Gary (Dominic Mariche), his older sister Samantha (Phoebe Rex) and his pals Jack (Asher Grayson Percival) and Miles (Ben Tector) while their days away filming a fantastical flick under Gary’s direction. One fateful day bad boy Billy (Calem MacDonald) and his friends Trish (Emma Vickers) and Dallas (Isaiah Fortune) crash the kids’ clubhouse in order to bully the burgeoning filmmakers. Billy puts a stop to the bullying as he’s taken a shine to Samantha and she to him. Samantha no longer has any want or need make movies with Gary and his buddies … her thoughts and time are busied by Billy.

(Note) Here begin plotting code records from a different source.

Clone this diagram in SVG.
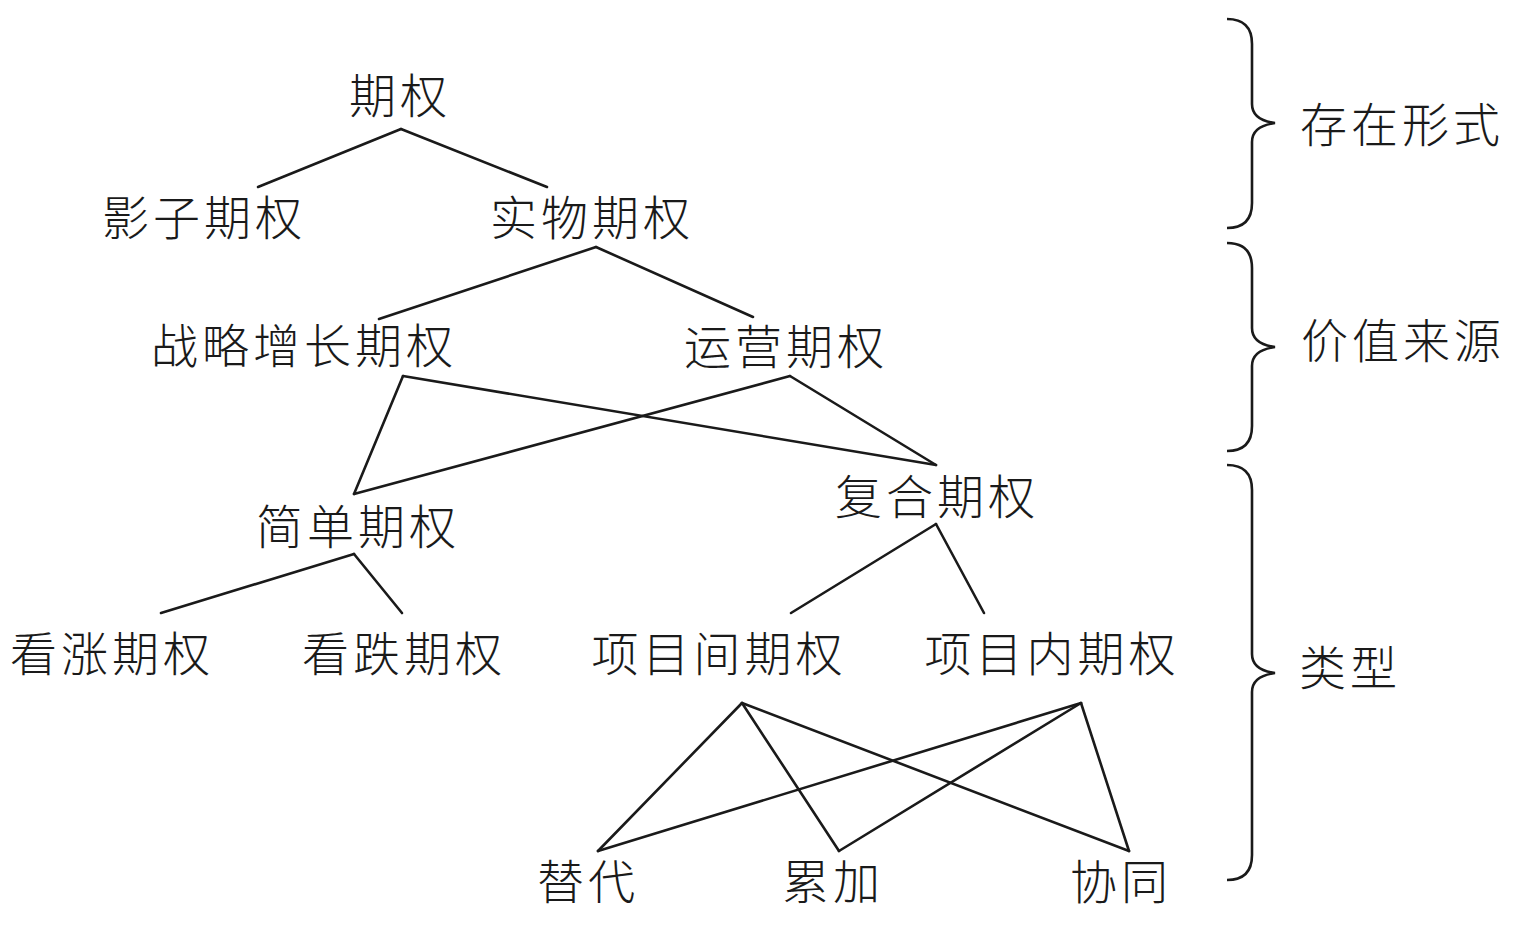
<svg xmlns="http://www.w3.org/2000/svg" width="1536" height="929" viewBox="0 0 1536 929">
<style>
.t{font-family:"Noto Sans CJK SC","Noto Sans CJK TC",sans-serif;font-size:47px;font-weight:300;fill:#1a1a1a;text-anchor:middle;letter-spacing:4px}
.c line{stroke:#1a1a1a;stroke-width:2.6;stroke-linecap:round}
.b{fill:none;stroke:#1a1a1a;stroke-width:2.6}
</style>
<rect width="1536" height="929" fill="#ffffff"/>
<g id="connectors" class="c">
<line x1="401" y1="129" x2="258" y2="187"/>
<line x1="401" y1="129" x2="547" y2="187"/>
<line x1="596" y1="247" x2="379" y2="319"/>
<line x1="596" y1="247" x2="753" y2="317"/>
<line x1="403" y1="376" x2="354" y2="494"/>
<line x1="403" y1="376" x2="936" y2="465"/>
<line x1="790" y1="376" x2="354" y2="494"/>
<line x1="790" y1="376" x2="936" y2="465"/>
<line x1="354" y1="554" x2="161" y2="613"/>
<line x1="354" y1="554" x2="402" y2="613"/>
<line x1="936" y1="524" x2="791" y2="613"/>
<line x1="936" y1="524" x2="984" y2="613"/>
<line x1="742" y1="703" x2="598" y2="851"/>
<line x1="742" y1="703" x2="839" y2="851"/>
<line x1="742" y1="703" x2="1129" y2="851"/>
<line x1="1081" y1="703" x2="598" y2="851"/>
<line x1="1081" y1="703" x2="839" y2="851"/>
<line x1="1081" y1="703" x2="1129" y2="851"/>
</g>
<g id="braces">
<path class="b" d="M1227,19 Q1252,19 1252,44 L1252,104 Q1252,120 1275,123 Q1252,126 1252,142 L1252,203 Q1252,228 1227,228"/>
<path class="b" d="M1227,243 Q1252,243 1252,268 L1252,328 Q1252,344 1275,347 Q1252,350 1252,366 L1252,426 Q1252,451 1227,451"/>
<path class="b" d="M1227,465 Q1252,465 1252,490 L1252,654 Q1252,670 1275,673 Q1252,676 1252,692 L1252,855 Q1252,880 1227,880"/>
</g>
<g id="n-qiquan"><text class="t" x="400" y="113">期权</text></g>
<g id="n-yingzi"><text class="t" x="204" y="235">影子期权</text></g>
<g id="n-shiwu"><text class="t" x="592" y="235">实物期权</text></g>
<g id="n-zhanlue"><text class="t" x="304" y="363">战略增长期权</text></g>
<g id="n-yunying"><text class="t" x="786" y="364">运营期权</text></g>
<g id="n-jiandan"><text class="t" x="358" y="544">简单期权</text></g>
<g id="n-fuhe"><text class="t" x="937" y="514">复合期权</text></g>
<g id="n-kanzhang"><text class="t" x="112" y="671">看涨期权</text></g>
<g id="n-kandie"><text class="t" x="404" y="671">看跌期权</text></g>
<g id="n-xiangmujian"><text class="t" x="719" y="671">项目间期权</text></g>
<g id="n-xiangmunei"><text class="t" x="1052" y="671">项目内期权</text></g>
<g id="n-tidai"><text class="t" x="588" y="899">替代</text></g>
<g id="n-leijia"><text class="t" x="833" y="899">累加</text></g>
<g id="n-xietong"><text class="t" x="1121" y="899">协同</text></g>
<g id="l-cunzai"><text class="t" x="1402" y="142">存在形式</text></g>
<g id="l-jiazhi"><text class="t" x="1403" y="358">价值来源</text></g>
<g id="l-leixing"><text class="t" x="1350" y="685">类型</text></g>
</svg>
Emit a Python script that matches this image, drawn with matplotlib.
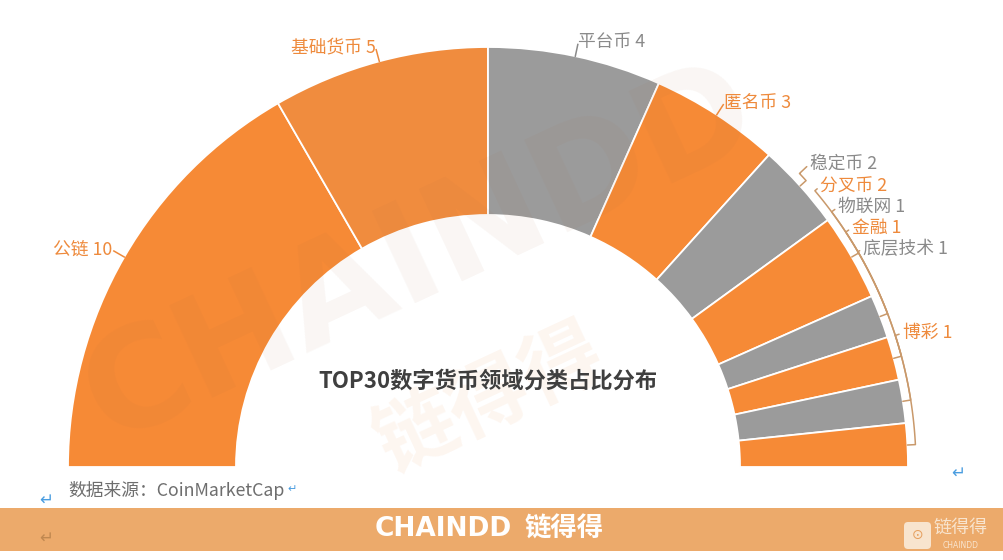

Dejected, Gary continues filming with his friends … only without Samantha’s supervision he breaks his arm performing a ladder-based wrestling maneuver. Their Mom (Jessica Marie Brown) and Dad (Jonathan Torrens) blame Samantha for Gary’s injury and promptly ground her before leaving town on business.
No parents? No problem! Billy talks the reluctant Samantha into throwing a Halloween shindig at her folks’ digs … only there are uninvited guests of the extraterrestrial variety … and they’re prone to violence.
If you’ve seen Eisener’s “Hobo with a Shotgun” or his Viceland documentary series “Dark Side of the Ring,” the way “KvA” plays out will come as no surprise to you. The dude’s embracing his passions and this enthusiasm is contagious. Mileage may vary if you’re intolerant of foul-mouthed moppets or gooey goriness, but these elements definitely elevated the material to me and my immature self.
Honestly, I greatly preferred “KvA” to “HwaS” (a movie I by no means hated and even enjoyed in spite of its inherent ickiness) – it’s much softer and sweeter due to the sibling chemistry established by Mariche and Rex and solidly supported through the platonic parts embodied by Percival and Tector. “KvA” is still plenty edgy however – MacDonald’s Billy is so deplorably douche-y he feels like a “HwaS” refugee.
“KvA” reminds me a lot of Steven Kostanski’s “Psycho Goreman” from a few years back as they’re both Canadian productions, throwbacks to the 1980s and prominently feature practical effects, synth scores and cute kids breaking bad. It doesn’t quite hit the heights of “PG,” but it ain’t far off. The conclusion wasn’t my favorite, but it leaves itself wide open for a sequel to which I’m totally receptive.